Search

Deutsche Post DHL shares tumble on profit warning and cost-cutting plans

DP DHL CEO Frank Appel

Deutsche Post DHL today issued a surprise profit warning and announced restructuring measures to cut costs and counter worsening results in its underperforming core Post – eCommerce – Parcel (PeP) division.

The German mail and logistics group lowered its group EBIT guidance for this year to around €3.2 billion from the previous €4.15 billion. PeP guidance was slashed to €600 million (including a €500 million restructuring charge) compared to EBIT of €1.5 billion in 2017.

Investors reacted negatively to the news, selling off shares and sending the DP DHL share price down by as much as 9% during trading.

In a late morning statement, Deutsche Post DHL Group announced it had today decided on “a suite of measures to sustainably secure the further earnings growth” in the PeP division. The measures would counteract the division’s decline in profitability which became evident in the first quarter of 2018 and safeguard a positive earnings development in 2019 and 2020. The measures mainly target further improvement in productivity, indirect cost and yield management in the Post and Parcel business.
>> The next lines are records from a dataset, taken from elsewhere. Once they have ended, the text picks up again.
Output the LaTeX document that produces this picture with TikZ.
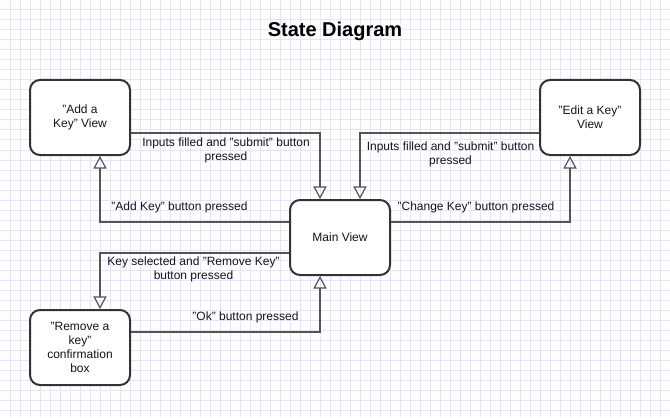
\documentclass[tikz,border=0pt]{standalone}
\usepackage{fontspec}
\setmainfont{Liberation Sans}
\usetikzlibrary{arrows.meta,calc}
\definecolor{gridc}{RGB}{228,228,250}
\definecolor{boxc}{RGB}{51,51,51}
\definecolor{linec}{RGB}{85,85,85}
\definecolor{txtc}{RGB}{20,20,30}
\tikzset{
  stateb/.style={draw=boxc, line width=1.5pt, rounded corners=7.5pt, fill=white,
    minimum width=75pt, minimum height=56.25pt, inner sep=0pt, align=center,
    text=txtc, font=\fontsize{9}{10.5}\selectfont},
  conn/.style={draw=linec, line width=0.9pt,
    -{Triangle[open, length=9.5pt, width=10pt, line width=0.9pt]}},
  lbl/.style={align=center, text=txtc, inner sep=0pt, font=\fontsize{9}{10.5}\selectfont},
}
\begin{document}
\begin{tikzpicture}[x=0.75pt, y=-0.75pt]
\useasboundingbox (0,0) rectangle (670,417);
\fill[white] (0,0) rectangle (670,417);
\foreach \i in {10,20,...,660} \draw[gridc, line width=0.75pt] (\i,0) -- (\i,417);
\foreach \j in {10,20,...,410} \draw[gridc, line width=0.75pt] (0,\j) -- (670,\j);

\node[font=\fontsize{15}{18}\selectfont\bfseries] (title) at (335,31) {State Diagram};

\node[stateb] (add) at (80,117.5) {"Add a\\Key" View};
\node[stateb] (edit) at (590,117.5) {"Edit a Key"\\View};
\node[stateb] (main) at (340,237.5) {Main View};
\node[stateb] (remove) at (80,347.5) {"Remove a\\key"\\confirmation\\box};

\draw[conn] ($(add.east)+(0,15.5)$) -| ($(main.north)+(-20,0)$);
\draw[conn] ($(main.west)+(0,-15.5)$) -| ($(add.south)+(20,0)$);
\draw[conn] ($(edit.west)+(0,15.5)$) -| ($(main.north)+(20,0)$);
\draw[conn] ($(main.east)+(0,-15.5)$) -| ($(edit.south)+(-20,0)$);
\draw[conn] ($(main.west)+(0,15.5)$) -| ($(remove.north)+(20,0)$);
\draw[conn] ($(remove.east)+(0,-15.5)$) -| ($(main.south)+(-20,0)$);

\node[lbl] (l1) at (226,150) {Inputs filled and "submit" button\\pressed};
\node[lbl] (l2) at (450.5,154) {Inputs filled and "submit" button\\pressed};
\node[lbl] (l3) at (179.5,207) {"Add Key" button pressed};
\node[lbl] (l4) at (476,207) {"Change Key" button pressed};
\node[lbl] (l5) at (193.5,269) {Key selected and "Remove Key"\\button pressed};
\node[lbl] (l6) at (245.5,317) {"Ok" button pressed};
\end{tikzpicture}
\end{document}
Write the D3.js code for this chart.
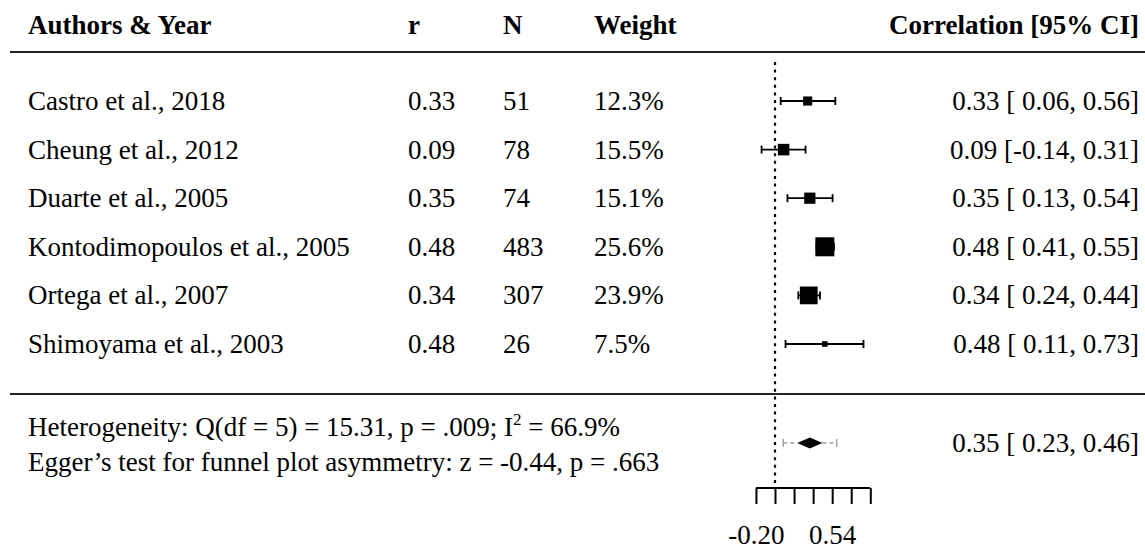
<!DOCTYPE html>
<html>
<head>
<meta charset="utf-8">
<script src="https://cdn.jsdelivr.net/npm/d3@7"></script>
<style>
  html, body { margin: 0; padding: 0; background: #fff; }
  svg text { font-family: 'Liberation Serif', 'Times New Roman', serif; fill: #000; }
  .head { font-weight: bold; }
</style>
</head>
<body>
<div class="chart"></div>
<script>
const WIDTH = 1145
const HEIGHT = 552
const FONT_SIZE = 27

// study level data
const authors = ['Castro et al., 2018', 'Cheung et al., 2012', 'Duarte et al., 2005', 'Kontodimopoulos et al., 2005', 'Ortega et al., 2007', 'Shimoyama et al., 2003']
const rValues = [0.33, 0.09, 0.35, 0.48, 0.34, 0.48]
const nValues = [51, 78, 74, 483, 307, 26]
const weights = [12.3, 15.5, 15.1, 25.6, 23.9, 7.5]
const ciLower = [0.06, -0.14, 0.13, 0.41, 0.24, 0.11]
const ciUpper = [0.56, 0.31, 0.54, 0.55, 0.44, 0.73]

// pooled estimate + prediction interval
const pooled = { r: 0.35, lower: 0.23, upper: 0.46, piLower: 0.087, piUpper: 0.57 }
const heterogeneity = { df: 5, q: '15.31', p: '.009', i2: '66.9%' }
const egger = { z: '-0.44', p: '.663' }

// axis on the fisher z scale
const axisTicks = [-0.2, 0, 0.2, 0.4, 0.6, 0.8, 1.0]
const axisLabels = { '-0.2': '-0.20', '0.6': '0.54' }

const headers = ['Authors & Year', 'r', 'N', 'Weight', 'Correlation [95% CI]']

const rows = authors.map((a, i) => ({
  author: a,
  r: rValues[i],
  n: nValues[i],
  w: weights[i],
  lo: ciLower[i],
  hi: ciUpper[i]
}))

// plain hyphen for negatives, like the original table
const fmt = v => d3.format('.2f')(v).replace('\u2212', '-')
function fmtCI (v) {
  return v < 0 ? fmt(v) : ' ' + fmt(v)
}

const col = { author: 28, r: 408, n: 503, w: 594, ci: 1139 }

const scaleX = d3.scaleLinear().domain([0, 1]).range([775, 870.3])
const scaleY = d3.scalePoint().domain(d3.range(rows.length)).range([101, 344])
const scaleS = d3.scaleLinear().domain([0, d3.max(weights)]).range([0, 19])

const svg = d3.select('.chart').append('svg')
  .attr('width', WIDTH)
  .attr('height', HEIGHT)
  .style('font-size', FONT_SIZE + 'px')

// header
const headerY = 34
const headX = [col.author, col.r, col.n, col.w]
headers.slice(0, 4).forEach((h, i) => {
  svg.append('text').attr('class', 'head')
    .attr('x', headX[i]).attr('y', headerY).text(h)
})
svg.append('text').attr('class', 'head')
  .attr('x', col.ci).attr('y', headerY)
  .attr('text-anchor', 'end')
  .text(headers[4])

// rules
svg.selectAll('line.rule').data([52, 394])
  .enter().append('line')
  .attr('class', 'rule')
  .attr('x1', 10).attr('x2', WIDTH)
  .attr('y1', d => d).attr('y2', d => d)
  .attr('stroke', '#222').attr('stroke-width', 2)

// reference line at zero
svg.append('line')
  .attr('x1', scaleX(0)).attr('x2', scaleX(0))
  .attr('y1', 62).attr('y2', 488)
  .attr('stroke', '#000').attr('stroke-width', 2.2)
  .attr('stroke-dasharray', '3,4.6')

// study rows
const g = svg.append('g').attr('class', 'g-rows')
const row = g.selectAll('g.row').data(rows)
  .enter().append('g').attr('class', 'row')
  .attr('transform', (d, i) => `translate(0, ${scaleY(i)})`)

row.append('text').attr('x', col.author).attr('y', 9).text(d => d.author)
row.append('text').attr('x', col.r).attr('y', 9).text(d => fmt(d.r))
row.append('text').attr('x', col.n).attr('y', 9).text(d => d.n)
row.append('text').attr('x', col.w).attr('y', 9).text(d => d.w.toFixed(1) + '%')
row.append('text').attr('x', col.ci).attr('y', 9)
  .attr('text-anchor', 'end')
  .style('white-space', 'pre')
  .text(d => `${fmt(d.r)} [${fmtCI(d.lo)}, ${fmt(d.hi)}]`)

const z = Math.atanh
row.append('line')
  .attr('x1', d => scaleX(z(d.lo))).attr('x2', d => scaleX(z(d.hi)))
  .attr('y1', 0).attr('y2', 0)
  .attr('stroke', '#000').attr('stroke-width', 1.8)
row.selectAll('line.cap').data(d => [d.lo, d.hi])
  .enter().append('line').attr('class', 'cap')
  .attr('x1', d => scaleX(z(d))).attr('x2', d => scaleX(z(d)))
  .attr('y1', -4).attr('y2', 4)
  .attr('stroke', '#000').attr('stroke-width', 1.8)
row.append('rect')
  .attr('x', d => scaleX(z(d.r)) - scaleS(d.w) / 2)
  .attr('y', d => -scaleS(d.w) / 2)
  .attr('width', d => scaleS(d.w))
  .attr('height', d => scaleS(d.w))
  .attr('fill', '#000')

// summary
const sumY = 443
const piG = svg.append('g').attr('class', 'g-summary')
piG.append('line')
  .attr('x1', scaleX(z(pooled.piLower))).attr('x2', scaleX(z(pooled.lower)))
  .attr('y1', sumY).attr('y2', sumY)
  .attr('stroke', '#999').attr('stroke-width', 1.3).attr('stroke-dasharray', '4,3')
piG.append('line')
  .attr('x1', scaleX(z(pooled.upper))).attr('x2', scaleX(z(pooled.piUpper)))
  .attr('y1', sumY).attr('y2', sumY)
  .attr('stroke', '#999').attr('stroke-width', 1.3).attr('stroke-dasharray', '4,3')
piG.selectAll('line.picap').data([pooled.piLower, pooled.piUpper])
  .enter().append('line').attr('class', 'picap')
  .attr('x1', d => scaleX(z(d))).attr('x2', d => scaleX(z(d)))
  .attr('y1', sumY - 4).attr('y2', sumY + 4)
  .attr('stroke', '#999').attr('stroke-width', 1.3)

const dx = [z(pooled.lower), z(pooled.r), z(pooled.upper), z(pooled.r)]
const dy = [0, -5.5, 0, 5.5]
piG.append('path')
  .attr('d', d3.line()(dx.map((v, i) => [scaleX(v), sumY + dy[i]])) + 'Z')
  .attr('fill', '#000')

svg.append('text')
  .attr('x', col.ci).attr('y', sumY + 9)
  .attr('text-anchor', 'end')
  .style('white-space', 'pre')
  .text(`${fmt(pooled.r)} [${fmtCI(pooled.lower)}, ${fmt(pooled.upper)}]`)

const het = svg.append('text').attr('x', col.author).attr('y', 436)
het.append('tspan').text(`Heterogeneity: Q(df = ${heterogeneity.df}) = ${heterogeneity.q}, p = ${heterogeneity.p}; I`)
het.append('tspan').attr('dy', -11).style('font-size', '17px').text('2')
het.append('tspan').attr('dy', 11).text(` = ${heterogeneity.i2}`)

svg.append('text').attr('x', col.author).attr('y', 471)
  .text(`Egger\u2019s test for funnel plot asymmetry: z = ${egger.z}, p = ${egger.p}`)

// x axis
const axisG = svg.append('g').attr('class', 'axis axis--x')
  .attr('transform', 'translate(0, 488)')
axisG.call(d3.axisBottom(scaleX)
  .tickValues(axisTicks)
  .tickSizeOuter(0)
  .tickSizeInner(16)
  .tickFormat(d => axisLabels[String(d)] || ''))
axisG.select('.domain')
  .attr('stroke', '#000').attr('stroke-width', 2)
  .attr('d', `M${scaleX(axisTicks[0])},0H${scaleX(axisTicks[axisTicks.length - 1])}`)
axisG.selectAll('.tick line').attr('stroke', '#000').attr('stroke-width', 2)
axisG.selectAll('.tick text')
  .attr('y', 56)
  .attr('dy', null)
  .style('font-family', "'Liberation Serif', 'Times New Roman', serif")
  .style('font-size', FONT_SIZE + 'px')
  .attr('fill', '#000')
</script>
</body>
</html>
“We are fully focused on achieving our strategic and financial targets for 2020 and on positioning our business divisions for success in future years. In order to deliver long-term sustainable growth, we are now consciously accepting short-term negative effects on our earnings,” said Frank Appel, CEO Deutsche Post DHL Group.   
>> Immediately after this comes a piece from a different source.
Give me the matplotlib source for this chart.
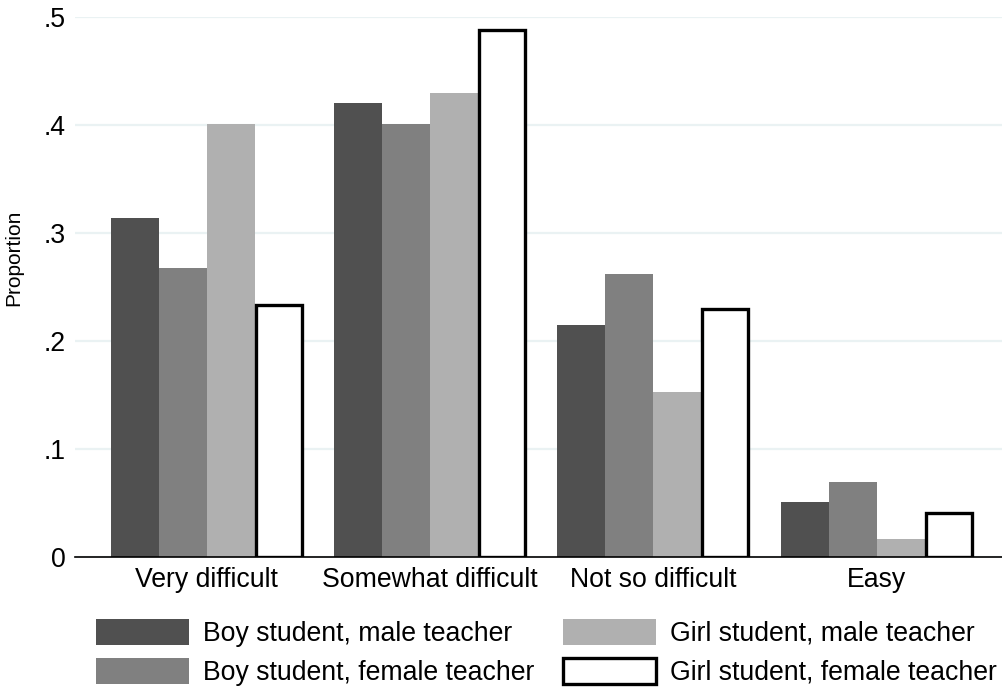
import matplotlib
matplotlib.use("Agg")
import matplotlib.pyplot as plt
from matplotlib.patches import Rectangle
import numpy as np

plt.rcParams['font.family'] = ['Liberation Sans', 'DejaVu Sans']

categories = ["Very difficult", "Somewhat difficult", "Not so difficult", "Easy"]
series_names = ["Boy student, male teacher", "Boy student, female teacher",
                "Girl student, male teacher", "Girl student, female teacher"]
boy_male = [0.314, 0.420, 0.215, 0.051]
boy_female = [0.268, 0.401, 0.262, 0.069]
girl_male = [0.401, 0.430, 0.153, 0.017]
girl_female = [0.233, 0.488, 0.230, 0.041]
yticks = [0, 0.1, 0.2, 0.3, 0.4, 0.5]
yticklabels = ["0", ".1", ".2", ".3", ".4", ".5"]

series = [boy_male, boy_female, girl_male, girl_female]
facecolors = ["#505050", "#808080", "#b0b0b0", "#ffffff"]
edgecolors = ["none", "none", "none", "#000000"]
linewidths = [0, 0, 0, 2.4]

fig = plt.figure(figsize=(10.03, 6.89), dpi=100)
ax = fig.add_axes([75/1003, 1-557/689, 1-75/1003, (557-17)/689])

x = np.arange(len(categories))
w = 0.215
handles = []
for i, (vals, fc, ec, lw) in enumerate(zip(series, facecolors, edgecolors, linewidths)):
    offs = (i - 1.5) * w
    bw = w if lw == 0 else w * 0.955
    ax.bar(x + offs, vals, width=bw, color=fc, edgecolor=ec, linewidth=lw, zorder=3)
    handles.append(Rectangle((0, 0), 1, 1, facecolor=fc, edgecolor=ec, linewidth=lw))

ax.set_xlim(-0.589, 3.565)
ax.set_ylim(0, 0.5)
ax.set_yticks(yticks)
ax.set_yticklabels(yticklabels)
ax.set_xticks(x)
ax.set_xticklabels(categories)
ax.tick_params(axis='both', length=0, labelsize=19.2)
ax.tick_params(axis='y', pad=7)
ax.tick_params(axis='x', pad=7)
ax.yaxis.grid(True, color="#eaf2f3", linewidth=1.6, zorder=0)
for s in ["top", "right", "left"]:
    ax.spines[s].set_visible(False)
ax.spines["bottom"].set_linewidth(1.2)
ax.spines["bottom"].set_zorder(4)
ax.set_ylabel("Proportion", fontsize=15)
ax.yaxis.set_label_coords(-(75-23)/(1003-75), (557-258)/540)

fig.legend(handles, series_names, ncol=2, loc='upper left',
           bbox_to_anchor=(96/1003, 1-619/689), frameon=False, fontsize=19.2,
           borderpad=0, borderaxespad=0, handlelength=3.48, handleheight=1.1,
           handletextpad=0.52, columnspacing=1.1, labelspacing=0.42)

fig.savefig("out.png", dpi=100, facecolor="white")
The Post – eCommerce – Parcel division increased revenue by 1.7% to €4.6 billion in the first quarter of this year, including 6.3% at Parcel Germany, 9.9% at Parcel Europe and 2.6% at eCommerce but with a 1.5% decline in the Post business unit. The division’s operating profit fell by 9.9% due to higher operating costs.

DP DHL emphasised that, as communicated in the first quarter, the structural shift from Post to Parcel resulted in a number of challenges in 2018. In Parcel Germany, the division sees unchanged structural volume growth, but costs inflated with more FTEs and transport capacities needed in unusually tight labour and transport markets.

The challenge for Post is the unchanged structural volume decline with stable stamp prices since January 2016 and a high fixed cost base. Additionally, the structural shift with mail decline and parcel growth is currently not adequately reflected in the overhead cost of the division, and the investment into the further development of operations in PeP Germany has not been sufficient over the last years.

In order to address these challenges, DP DHL said it has initiated a comprehensive programme to improve productivity, reduce indirect costs and implement yield initiatives.

To increase productivity, the group “will lift PeP operations onto the next S-curve” through regular opex investments of €100 – 150 million annually. This will include automation and digitalization, continuous improvement, increased last mile productivity and intelligent network utilization. Ultimately, these operational investments will drive better customer service and higher efficiencies, which will lead to an improvement of €150 – 250 million per annum.  

In order to reflect the continuous decline in letter volumes, the group will sustainably reduce the fixed cost base mainly with an early retirement program focusing on civil servants in overhead areas. This will come with restructuring costs of €500 million in 2018 and will be implemented in 2018 and 2019. The Group expects the program to lead to an annual cost reduction of at least €200 million by 2020.

In terms of yield management, for regulated products in the Post business, the group is awaiting the new regulation from the Federal Network Agency as of January 1, 2019. Price increases for unregulated larger-size shipments as of July 1 have already been announced.

In DHL Parcel Germany, the group will focus on a balance between growth and yield. Even in a competitive market, cost inflation requires price adjustments, which will be implemented on a rolling basis upon contract renewal and signing. The future volume growth for Parcel Germany is expected to be closer to the market development of 5 – 7% growth.

The measures will only help in part in 2018 when the PeP EBIT prior to one-off costs is now expected to come in at around €1.1 billion. This includes additional operating expenses for productivity improvements of around €150 million. In addition, a restructuring charge of €500 million will be recognized in 2018 to implement measures.

Starting in the second quarter of 2018 the activities of the recently founded area of Corporate Incubations will be shown as part of the new line Corporate Functions together with Corporate Center/Other. The full-year result of Corporate Incubations is expected to be €-70 million.

Including the above described effects, the management board expects in 2018 an EBIT of around €3.2 billion. The PeP division is likely to contribute at around €0.6 billion to this figure while the DHL divisions are still expected to reach around €3.0 billion. The Corporate Functions result is expected to be at €-0.42 billion, including the unchanged projection for Corporate Center/Others of a result of around €-0.35 billion.

The above mentioned measures result in a confirmed earnings forecast for 2020: Group EBIT is expected to reach more than €5.0 billion. The PeP division is expected to contribute around €1.7 billion of this and the earnings contribution of the DHL divisions is forecasted to reach around €3.7 billion. Corporate Functions is forecast to reach around €-0.35 billion.